How does this make any sense? I just read an infoworld article on Office 12. Within the first hundred or so words, I encounter this:

“This time around, you’ll need to be worried about more than managing an orderly software rollout. You’ll need to match that rollout to user-training sessions. Whatever you do, don’t deploy this puppy on the desks of untrained users.

Power users can probably worm their way through, though there are enough advanced features that they’ll almost certainly screw something up without proper documentation. But average users will be lost if confronted with these screens out of the blue, and you’ll wind up with a help desk nightmare. Moreover, it’s easy to see that this version is going to impact even network and desktop administrators in a big way.”

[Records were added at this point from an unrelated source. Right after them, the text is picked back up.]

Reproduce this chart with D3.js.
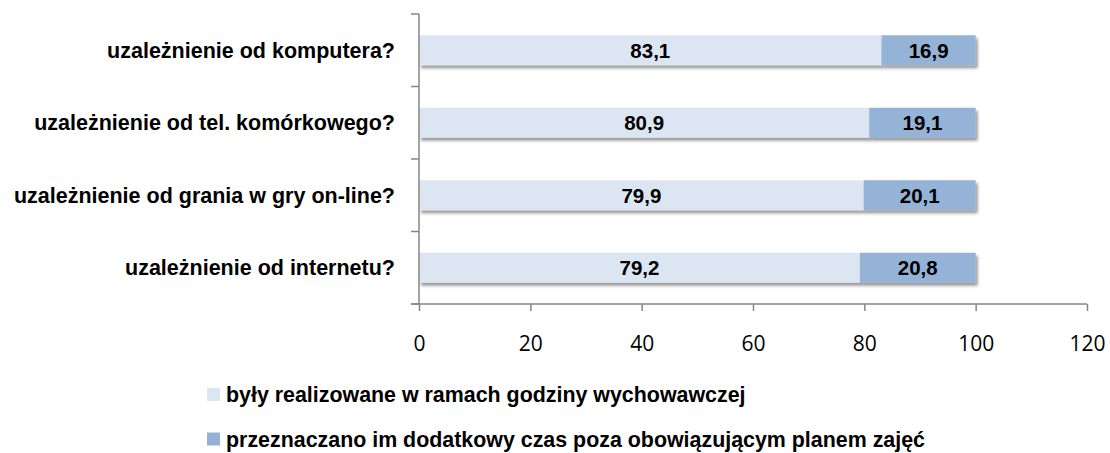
<!DOCTYPE html>
<html>
<head>
<meta charset="utf-8">
<script src="https://cdn.jsdelivr.net/npm/d3@7"></script>
<style>
  body { margin: 0; background: #fff; }
  svg { display: block; }
  .cat { font-family: "Liberation Sans Narrow", "Arial Narrow", "Liberation Sans", sans-serif; font-weight: bold; font-size: 21.5px; fill: #000; }
  .val { font-family: "Liberation Sans Narrow", "Arial Narrow", "Liberation Sans", sans-serif; font-weight: bold; font-size: 20.5px; fill: #000; }
  .leg { font-family: "Liberation Sans Narrow", "Arial Narrow", "Liberation Sans", sans-serif; font-weight: bold; font-size: 21.4px; fill: #000; }
  .xaxis text { font-family: "Open Sans", sans-serif; font-size: 21px; fill: #000; }
</style>
</head>
<body>
<svg id="svg"></svg>
<script>
// categories, top to bottom
var categories = [
    "uzależnienie od komputera?",
    "uzależnienie od tel. komórkowego?",
    "uzależnienie od grania w gry on-line?",
    "uzależnienie od internetu?"
];
var seriesNames = [
    "były realizowane w ramach godziny wychowawczej",
    "przeznaczano im dodatkowy czas poza obowiązującym planem zajęć"
];
var inClass = [83.1, 80.9, 79.9, 79.2];
var extraTime = [16.9, 19.1, 20.1, 20.8];
var xTicks = [0, 20, 40, 60, 80, 100, 120];
var colors = ["#dce6f2", "#95b3d7"];

var width = 1110, height = 453;
var axisColor = "#868686";

var svg = d3.select("#svg")
        .attr("width", width)
        .attr("height", height);

// drop shadow like the office chart
var defs = svg.append("defs");
var f = defs.append("filter").attr("id", "shadow")
        .attr("x", "-5%").attr("y", "-30%").attr("width", "110%").attr("height", "180%");
f.append("feDropShadow")
    .attr("dx", 2).attr("dy", 3).attr("stdDeviation", 1.8)
    .attr("flood-color", "#000").attr("flood-opacity", 0.4);

var x = d3.scaleLinear().domain([0, 120]).range([419, 1087]);
var y = d3.scaleBand().domain(categories).range([14, 304])
        .paddingInner(0.586).paddingOuter(0.293);

// stacked rows
var rows = categories.map(function(c, i) {
    return { cat: c, vals: [inClass[i], extraTime[i]] };
});
var stack = d3.stack().keys([0, 1]).value(function(d, k) { return d.vals[k]; });
var series = stack(rows);

var fmt = function(v) { return d3.format(".1f")(v).replace(".", ","); };

var bars = svg.append("g").attr("filter", "url(#shadow)");
series.forEach(function(s, k) {
    bars.selectAll(".s" + k)
        .data(s)
        .enter()
        .append("rect")
        .attr("class", "s" + k)
        .attr("x", function(d) { return x(d[0]); })
        .attr("width", function(d) { return x(d[1]) - x(d[0]); })
        .attr("y", function(d) { return y(d.data.cat); })
        .attr("height", y.bandwidth())
        .attr("fill", colors[k]);
});

// value labels
series.forEach(function(s, k) {
    svg.append("g").selectAll("text")
        .data(s)
        .enter()
        .append("text")
        .attr("class", "val")
        .attr("x", function(d) { return (x(d[0]) + x(d[1])) / 2; })
        .attr("y", function(d) { return y(d.data.cat) + y.bandwidth() / 2; })
        .attr("dy", "0.36em")
        .attr("text-anchor", "middle")
        .text(function(d) { return fmt(d[1] - d[0]); });
});

// y axis: line + ticks at category boundaries
var yax = svg.append("g");
yax.append("line")
    .attr("x1", x(0)).attr("x2", x(0))
    .attr("y1", y.range()[0]).attr("y2", y.range()[1])
    .attr("stroke", axisColor).attr("stroke-width", 1.5);
for (var i = 0; i <= categories.length; ++i) {
    var ty = y.range()[0] + i * y.step();
    yax.append("line")
        .attr("x1", x(0) - 8).attr("x2", x(0))
        .attr("y1", ty).attr("y2", ty)
        .attr("stroke", axisColor).attr("stroke-width", 1.5);
}
yax.selectAll("text.cat")
    .data(categories)
    .enter()
    .append("text")
    .attr("class", "cat")
    .attr("x", 395)
    .attr("y", function(d) { return y(d) + y.bandwidth() / 2; })
    .attr("dy", "0.36em")
    .attr("text-anchor", "end")
    .text(function(d) { return d; });

// x axis
var xax = svg.append("g").attr("class", "xaxis")
        .attr("transform", "translate(0," + y.range()[1] + ")")
        .call(d3.axisBottom(x).tickValues(xTicks).tickSize(7).tickSizeOuter(0).tickPadding(25)
              .tickFormat(d3.format("d")));
xax.select(".domain").remove();
xax.selectAll(".tick line").attr("stroke", axisColor).attr("stroke-width", 1.5);
xax.append("line")
    .attr("x1", x(0) - 8).attr("x2", x(120))
    .attr("y1", 0).attr("y2", 0)
    .attr("stroke", axisColor).attr("stroke-width", 1.5);

// legend
var leg = svg.append("g");
seriesNames.forEach(function(name, k) {
    var ly = 394.5 + k * 44.5;
    leg.append("rect")
        .attr("x", 207).attr("y", ly - 6.5)
        .attr("width", 13).attr("height", 13)
        .attr("fill", colors[k]);
    leg.append("text")
        .attr("class", "leg")
        .attr("x", 226).attr("y", ly)
        .attr("dy", "0.36em")
        .text(name);
});
</script>
</body>
</html>
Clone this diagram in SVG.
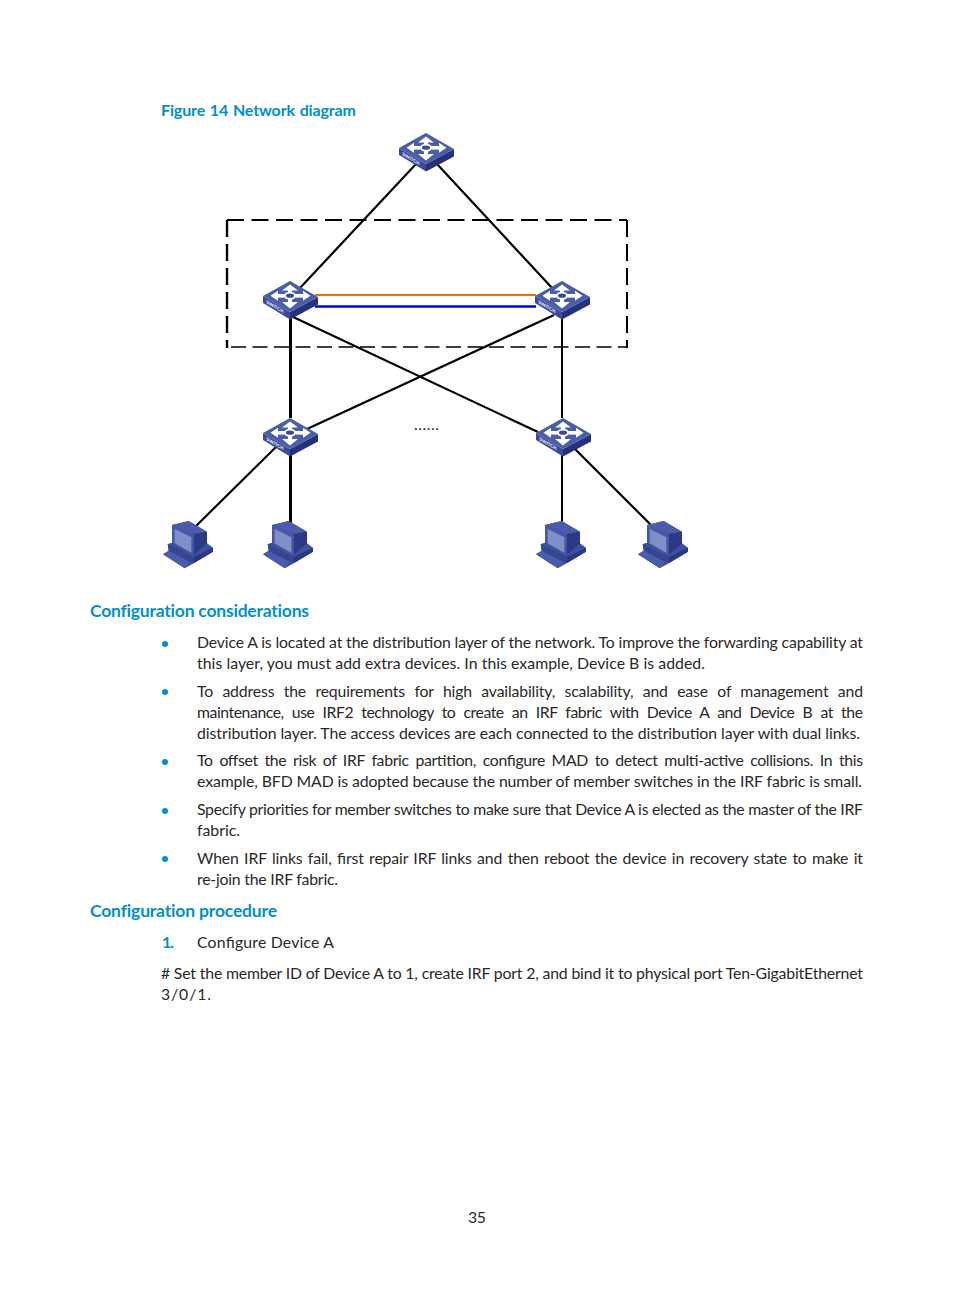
<svg xmlns="http://www.w3.org/2000/svg" width="954" height="1296" viewBox="0 0 954 1296">
<style>
text{font-family:"Lato","Liberation Sans",sans-serif;}
.b{font-size:15.800px;fill:#2b2829;}
.h{font-size:17.500px;fill:#0090d0;font-weight:700;}
.f{font-size:16px;fill:#0090d0;font-weight:700;}
.d{fill:#0090d0;}
.l{stroke:#000;fill:none;}
.swt{font-size:4.800px;font-weight:700;fill:#fff;letter-spacing:.2px;}
</style>
<defs>
<g id="sw">
<path d="M0 15 L27 31 L27 38.500 L0 22Z" fill="#3b4b9b"/>
<path d="M27 31 L55 16 L55 23.500 L27 38.500Z" fill="#25327a"/>
<path d="M0 15 L27 0 L55 16 L27 31Z" fill="#4a5da9"/>
<path d="M27 3.500 L35 9.500 H29 V11 H25 V9.500 H19Z M27 27.500 L35 21 H29 V18 H25 V21 H19Z M7.500 14.700 L15 9.700 V13 H21 V16.500 H15 V19.700Z M47.500 14.700 L40 9.700 V13 H33 V16.500 H40 V19.700Z" fill="#fff"/>
<path d="M27 8V22M14 14.700H41" stroke="#fff" stroke-width="3.200" fill="none"/>
<ellipse cx="27" cy="14.700" rx="5" ry="3.100" fill="#3b4b9b" stroke="#fff" stroke-width="1.900"/>
<text class="swt" transform="matrix(.86 .5 0 1 3.500 22.500)">SWITCH</text>
</g>
<g id="pc">
<path d="M9 4 L25.700 0 L44 10.700 V22.300 L50 26.700 V30.700 L30.700 42.300 L21.700 47.300 L0 33.300 L5.700 29.700 L4.700 23 L9 21.700Z" fill="#3d4f9f"/>
<path d="M9 4 L25.700 0 L44 10.700 L30.700 13Z" fill="#4a5cab"/>
<path d="M30.700 13 L44 10.700 V22.300 L30.700 34Z" fill="#2c3a85"/>
<path d="M9 4 L30.700 13 V34 L9 21.700Z" fill="#4658a8"/>
<path d="M11.700 8 L28.300 16.300 V31.700 L11.700 22.300Z" fill="#7f8fc8"/>
<path d="M30.700 36 L50 26.700 V30.700 L30.700 42.300Z" fill="#2a387f"/>
<path d="M4.700 23 L30.700 36 V42.300 L5.700 29.700Z" fill="#35468f"/>
<path d="M0 33.300 L5.700 29.700 L27 41 L21.700 47.300Z" fill="#4a5cab"/>
</g>
</defs>
<g id="connectors">
<path class="l" stroke-width="2.200" d="M416 164 L300 288M437 164 L553 289M291 316 L538 432M554 315 L307 429M276 447 L195 527M574 448 L652 526"/>
<path class="l" stroke-width="3" d="M290.500 316V418M290.500 455V523"/>
<path class="l" stroke-width="2" d="M562 318V418M562 455V523"/>
<path d="M315 295H536" stroke="#ff6600" stroke-width="2" fill="none"/>
<path d="M315 306.500H536" stroke="#0000f0" stroke-width="2.600" fill="none"/>
<path class="l" stroke-width="2" stroke-dasharray="17 7.500" d="M227 220H627"/>
<path class="l" stroke-width="1.500" stroke-dasharray="15 6.500" d="M231 347H627"/>
<path class="l" stroke-width="2.400" stroke-dasharray="17 7" d="M227 220V348"/>
<path class="l" stroke-width="2" stroke-dasharray="17 7" d="M627 220V348"/>
</g>
<g id="sw-top"><use href="#sw" x="399" y="133"/></g>
<g id="sw-a"><use href="#sw" x="263" y="281"/></g>
<g id="sw-b"><use href="#sw" x="535" y="281"/></g>
<g id="sw-c"><use href="#sw" x="263" y="418"/></g>
<g id="sw-d"><use href="#sw" x="536" y="418"/></g>
<g id="pc1"><use href="#pc" x="163" y="521"/></g>
<g id="pc2"><use href="#pc" x="263" y="521"/></g>
<g id="pc3"><use href="#pc" x="536" y="521"/></g>
<g id="pc4"><use href="#pc" x="638" y="521"/></g>
<text x="414" y="430" class="b" textLength="25">......</text>
<text x="161" y="116" class="f" textLength="195" word-spacing="1">Figure 14 Network diagram</text>
<text x="90" y="617" class="h" textLength="219" style="font-variant-ligatures:none">Configuration considerations</text>
<text x="90" y="917" class="h" textLength="187" style="font-variant-ligatures:none">Configuration procedure</text>
<g id="bullets" class="d">
<circle cx="165" cy="644" r="3"/><circle cx="165" cy="692" r="3"/><circle cx="165" cy="762" r="3"/><circle cx="165" cy="811" r="3"/><circle cx="165" cy="859" r="3"/>
</g>
<g class="b">
<text x="197" y="648" textLength="666">Device A is located at the distribution layer of the network. To improve the forwarding capability at</text>
<text x="197" y="669" textLength="508">this layer, you must add extra devices. In this example, Device B is added.</text>
<text x="197" y="697" textLength="666" word-spacing="5.500">To address the requirements for high availability, scalability, and ease of management and</text>
<text x="197" y="718" textLength="666" word-spacing="4.500">maintenance, use IRF2 technology to create an IRF fabric with Device A and Device B at the</text>
<text x="197" y="739" textLength="663">distribution layer. The access devices are each connected to the distribution layer with dual links.</text>
<text x="197" y="766" textLength="666" word-spacing="3">To offset the risk of IRF fabric partition, configure MAD to detect multi-active collisions. In this</text>
<text x="197" y="787" textLength="665">example, BFD MAD is adopted because the number of member switches in the IRF fabric is small.</text>
<text x="197" y="815" textLength="666">Specify priorities for member switches to make sure that Device A is elected as the master of the IRF</text>
<text x="197" y="836" textLength="43">fabric.</text>
<text x="197" y="864" textLength="666" word-spacing="1.500">When IRF links fail, first repair IRF links and then reboot the device in recovery state to make it</text>
<text x="197" y="885" textLength="141">re-join the IRF fabric.</text>
<text x="197" y="948" textLength="137">Configure Device A</text>
<text x="161" y="979" textLength="702"># Set the member ID of Device A to 1, create IRF port 2, and bind it to physical port Ten-GigabitEthernet</text>
<text x="161" y="1000" textLength="50">3/0/1.</text>
<text x="468" y="1223" textLength="18">35</text>
</g>
<text x="162" y="948" style="font-size:16px;fill:#0090d0;font-weight:700" textLength="12">1.</text>
</svg>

How in world does this make any sense? With the plumeting cost of infrastructure and the availability of “good enough” open source solutions, people costs are easily the biggest line item of most IT organizations today. I can’t imagine what CIO in their right mind would encourage their organizations to adopt something this disruptive and costly without a rock-solid, quantifiable return. Not only does this product interfere with the daily lives of “normal” users, it swallows the power user, the IT appliations staff, the IT network staff and the help desk.

I have to admit ignorance on the full super-dee-duper feature set of Office 12 but ‘cmon, it’s a suite of tools where 99% of the use-cases haven’t changed in 20 years. It’s maddening that successive releases of software products continue to display such lack of sophistication in usability; we should spend more of the obscene amounts of cpu/disk/memory/network that we have on making software easier to use and less costly to own and maintain.

And, no, I do not want Clippy with natural speech recognition…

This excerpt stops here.